The Silence After the Applause: Navigating the Echoes of Empty Achievements
Date
June 07, 2025Category
MindsetMinutes to read
4 minIt’s 2:37 AM, and the glow of my phone screen is the only light in my room. Outside, the world is silent, save for the occasional distant siren or the rustle of leaves stirred by a restless wind. Inside, my mind is a cacophony of congratulatory messages, unread notifications, and the relentless, nagging feeling that none of it matters.
Last week, I reached what many would call a significant milestone. My project, two years in the making, finally launched to rapturous applause from colleagues, friends, and strangers on the internet. There were virtual high-fives, heart emojis, and comments that gushed about how I was “killing it.” My inbox overflowed with opportunities and invitations to speak on podcasts about “the secrets to my success.”
But tonight, the adrenaline has faded. The cheers feel like echoes from a distant, disconnected world. I should be ecstatic. Instead, I feel empty, as if I’ve been hollowed out, leaving a shell that functions on autopilot.

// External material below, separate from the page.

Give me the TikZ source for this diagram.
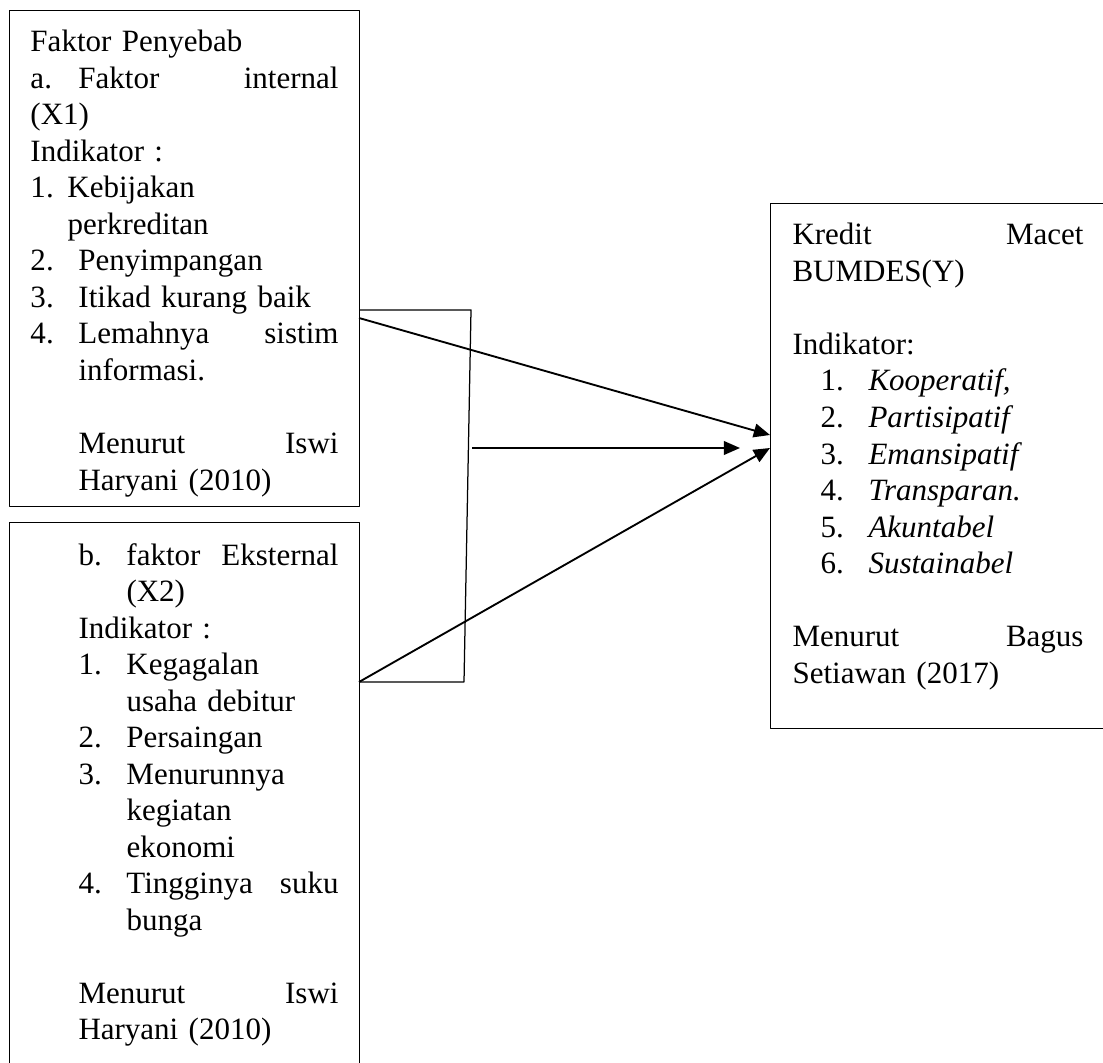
\documentclass[tikz,border=0pt]{standalone}
\usepackage{fontspec}
\setmainfont{Liberation Serif}
\usetikzlibrary{arrows.meta}
\newcommand{\nom}[2][19.2pt]{\makebox[#1][l]{#2}}

\begin{document}
\begin{tikzpicture}[x=.4pt,y=-.4pt,line join=round,
  kotak/.style={draw,line width=.5pt,anchor=north west,inner sep=0pt},
  isi/.style={anchor=base west,inner sep=0pt,text width=#1,font=\fontsize{12.4}{14.6}\selectfont},
  panah/.style={line width=.75pt,-{Triangle[length=6.5pt,width=5.5pt]}}]
 \useasboundingbox (0,0) rectangle (1103,1063);
 % kotak
 \node[kotak,minimum width=140pt,minimum height=198.4pt] (fakint) at (9,10) {};
 \node[kotak,minimum width=140pt,minimum height=230pt] (fakeks) at (9,522) {};
 \node[kotak,minimum width=146pt,minimum height=210pt] (kredit) at (770,203) {};
 % isi kotak
 \node[isi=123.2pt] (fakinttxt) at (30,52) {Faktor Penyebab\\
  \nom{a.}Faktor\hfill internal\\
  (X1)\\
  Indikator :\\
  \nom[14.8pt]{1.}Kebijakan\\
  \hspace*{14.8pt}perkreditan\\
  \nom{2.}Penyimpangan\\
  \nom{3.}Itikad kurang baik\\
  \nom{4.}Lemahnya\hfill sistim\\
  \hspace*{19.2pt}informasi.\\[14.6pt]
  \hspace*{19.2pt}Menurut\hfill Iswi\\
  \hspace*{19.2pt}Haryani (2010)};
 \node[isi=123.2pt] (fakekstxt) at (30,565) {\hspace*{19.2pt}\nom{b.}faktor\hfill Eksternal\\
  \hspace*{38.4pt}(X2)\\
  \hspace*{19.2pt}Indikator :\\
  \hspace*{19.2pt}\nom{1.}Kegagalan\\
  \hspace*{38.4pt}usaha debitur\\
  \hspace*{19.2pt}\nom{2.}Persaingan\\
  \hspace*{19.2pt}\nom{3.}Menurunnya\\
  \hspace*{38.4pt}kegiatan\\
  \hspace*{38.4pt}ekonomi\\
  \hspace*{19.2pt}\nom{4.}Tingginya\hfill suku\\
  \hspace*{38.4pt}bunga\\[14.6pt]
  \hspace*{19.2pt}Menurut\hfill Iswi\\
  \hspace*{19.2pt}Haryani (2010)};
 \node[isi=116.4pt] (kredittxt) at (792,245) {Kredit\hfill Macet\\
  BUMDES(Y)\\[14.6pt]
  Indikator:\\
  \hspace*{11.2pt}\nom{1.}\textit{Kooperatif,}\\
  \hspace*{11.2pt}\nom{2.}\textit{Partisipatif}\\
  \hspace*{11.2pt}\nom{3.}\textit{Emansipatif}\\
  \hspace*{11.2pt}\nom{4.}\textit{Transparan.}\\
  \hspace*{11.2pt}\nom{5.}\textit{Akuntabel}\\
  \hspace*{11.2pt}\nom{6.}\textit{Sustainabel}\\[14.6pt]
  Menurut\hfill Bagus\\
  Setiawan (2017)};
 % titik sambung
 \coordinate (x1a) at (359,318);\coordinate (x1b) at (359,310);
 \coordinate (x2a) at (359,682);
 \coordinate (kb) at (471,310);\coordinate (kc) at (464,682);
 \coordinate (ka) at (472,448);\coordinate (kd) at (740,448);
 \coordinate (ya) at (770,435);\coordinate (yb) at (770,448);
 \draw[line width=.5pt] (x1b)--(kb)--(kc)--(x2a);
 \draw[panah] (x1a)--(ya);
 \draw[panah] (ka)--(kd);
 \draw[panah] (x2a)--(yb);
\end{tikzpicture}
\end{document}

This isn’t the first time success has left me feeling this way. It seems the more I achieve, the less it satisfies me. It’s a paradox that confounds me, a capitalist conundrum where the reward for work well done is merely more work, dressed up as opportunity. Each achievement becomes a stepping stone to the next, in an endless, escalating staircase of goals.
I scroll through Instagram, and every post is a reminder of what I should be feeling. There’s Jake, who just bought a house with the earnings from his startup. There’s Priya, posing on a beach in Bali, laptop open, peddling the digital nomad dream. And here I am, in my dark room, wondering why the view from the summit looks so different from what they promised.
We worship at the altar of hustle. “Never stop grinding,” they say. “Sleep is for the weak.” We wear our exhaustion like badges of honor and compete over who has it worst, as though suffering is a competition where the prize is respect.
But tonight, I wonder, what are we hustling for? Is it for the fleeting high of likes and shares? For the dopamine drip of digital validation? Or is it something more elusive—some promise of fulfillment that always lies just one achievement away, forever out of reach?
Sometimes, I think we’re all just echoes in a vast chamber, amplifying each other’s anxieties and insecurities. We echo the success stories because they give us hope. We echo the motivational quotes because we desperately need to believe them. We echo the curated happiness because to admit anything less feels like failure.
I watch another success story unfold online—someone younger, achieving more. The comments are predictable: “Genius at work!” “So inspiring!” I add my own congratulations to the chorus, typing words that feel hollow, wondering if they’re struggling too.
Thoreau said that the mass of men lead lives of quiet desperation. On nights like this, I feel the weight of that desperation, pressing down on a generation that’s been taught to equate self-worth with productivity, success with happiness, and visibility with value.
We’re the most connected generation in history, yet in moments like this, I’ve never felt more alone. Our tools of connection have become weapons of comparison, and our platforms of expression have become stages for performance, where authenticity is the first casualty.
What happens when the applause fades? What are we left with when the screen goes dark and the notifications stop buzzing? Who are we when we’re no longer performing for an audience, but confronted with the silence of our own thoughts?
It’s now 3:15 AM, and the glow of my phone has dimmed. Outside, the world is still. Inside, I’m left with more questions than answers, with the disquieting thought that maybe, just maybe, the real work isn’t the hustle, but the search for meaning in its aftermath.
The silence after the applause is deafening. But perhaps, in this silence, there’s space to listen—to really listen—to what’s been drowned out by the noise. Maybe what we need isn’t more success, but the courage to face the emptiness it leaves behind, and the wisdom to fill it with something real.